> RECORDED DATA:
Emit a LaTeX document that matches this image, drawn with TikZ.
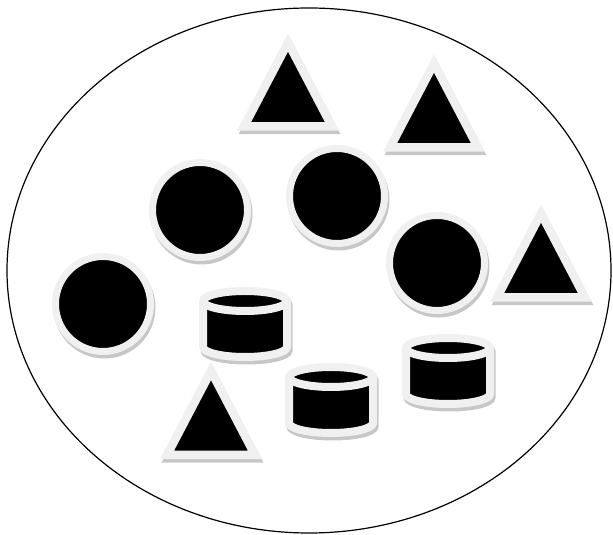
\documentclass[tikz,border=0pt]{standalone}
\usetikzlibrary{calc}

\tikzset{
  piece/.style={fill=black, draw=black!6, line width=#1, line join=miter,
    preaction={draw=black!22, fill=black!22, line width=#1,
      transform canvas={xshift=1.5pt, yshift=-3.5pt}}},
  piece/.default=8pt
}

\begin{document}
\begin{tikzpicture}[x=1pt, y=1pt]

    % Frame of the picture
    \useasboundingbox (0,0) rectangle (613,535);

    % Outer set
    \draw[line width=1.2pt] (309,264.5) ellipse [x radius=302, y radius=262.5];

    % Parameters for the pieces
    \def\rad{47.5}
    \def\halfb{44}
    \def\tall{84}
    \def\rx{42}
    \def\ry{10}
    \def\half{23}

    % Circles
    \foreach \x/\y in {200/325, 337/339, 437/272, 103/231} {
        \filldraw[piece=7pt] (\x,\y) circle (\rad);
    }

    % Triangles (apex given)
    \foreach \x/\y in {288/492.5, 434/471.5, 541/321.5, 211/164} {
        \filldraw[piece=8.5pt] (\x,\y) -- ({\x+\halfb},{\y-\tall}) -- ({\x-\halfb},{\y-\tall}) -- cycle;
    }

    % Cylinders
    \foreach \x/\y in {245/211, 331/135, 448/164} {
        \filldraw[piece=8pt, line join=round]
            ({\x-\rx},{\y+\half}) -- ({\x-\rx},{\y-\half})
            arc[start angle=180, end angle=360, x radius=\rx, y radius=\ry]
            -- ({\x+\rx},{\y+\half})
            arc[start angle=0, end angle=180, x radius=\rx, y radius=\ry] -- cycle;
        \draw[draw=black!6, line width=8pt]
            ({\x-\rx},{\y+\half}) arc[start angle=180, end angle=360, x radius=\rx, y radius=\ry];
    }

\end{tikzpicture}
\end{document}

> WHAT YOU SHOULD DO: All of the data above should be transcribed verbatim, with pictures omitted.

> FULL SOLUTION:
Emit a LaTeX document that matches this image, drawn with TikZ.
\documentclass[tikz,border=0pt]{standalone}
\usetikzlibrary{calc}

\tikzset{
  piece/.style={fill=black, draw=black!6, line width=#1, line join=miter,
    preaction={draw=black!22, fill=black!22, line width=#1,
      transform canvas={xshift=1.5pt, yshift=-3.5pt}}},
  piece/.default=8pt
}

\begin{document}
\begin{tikzpicture}[x=1pt, y=1pt]

    % Frame of the picture
    \useasboundingbox (0,0) rectangle (613,535);

    % Outer set
    \draw[line width=1.2pt] (309,264.5) ellipse [x radius=302, y radius=262.5];

    % Parameters for the pieces
    \def\rad{47.5}
    \def\halfb{44}
    \def\tall{84}
    \def\rx{42}
    \def\ry{10}
    \def\half{23}

    % Circles
    \foreach \x/\y in {200/325, 337/339, 437/272, 103/231} {
        \filldraw[piece=7pt] (\x,\y) circle (\rad);
    }

    % Triangles (apex given)
    \foreach \x/\y in {288/492.5, 434/471.5, 541/321.5, 211/164} {
        \filldraw[piece=8.5pt] (\x,\y) -- ({\x+\halfb},{\y-\tall}) -- ({\x-\halfb},{\y-\tall}) -- cycle;
    }

    % Cylinders
    \foreach \x/\y in {245/211, 331/135, 448/164} {
        \filldraw[piece=8pt, line join=round]
            ({\x-\rx},{\y+\half}) -- ({\x-\rx},{\y-\half})
            arc[start angle=180, end angle=360, x radius=\rx, y radius=\ry]
            -- ({\x+\rx},{\y+\half})
            arc[start angle=0, end angle=180, x radius=\rx, y radius=\ry] -- cycle;
        \draw[draw=black!6, line width=8pt]
            ({\x-\rx},{\y+\half}) arc[start angle=180, end angle=360, x radius=\rx, y radius=\ry];
    }

\end{tikzpicture}
\end{document}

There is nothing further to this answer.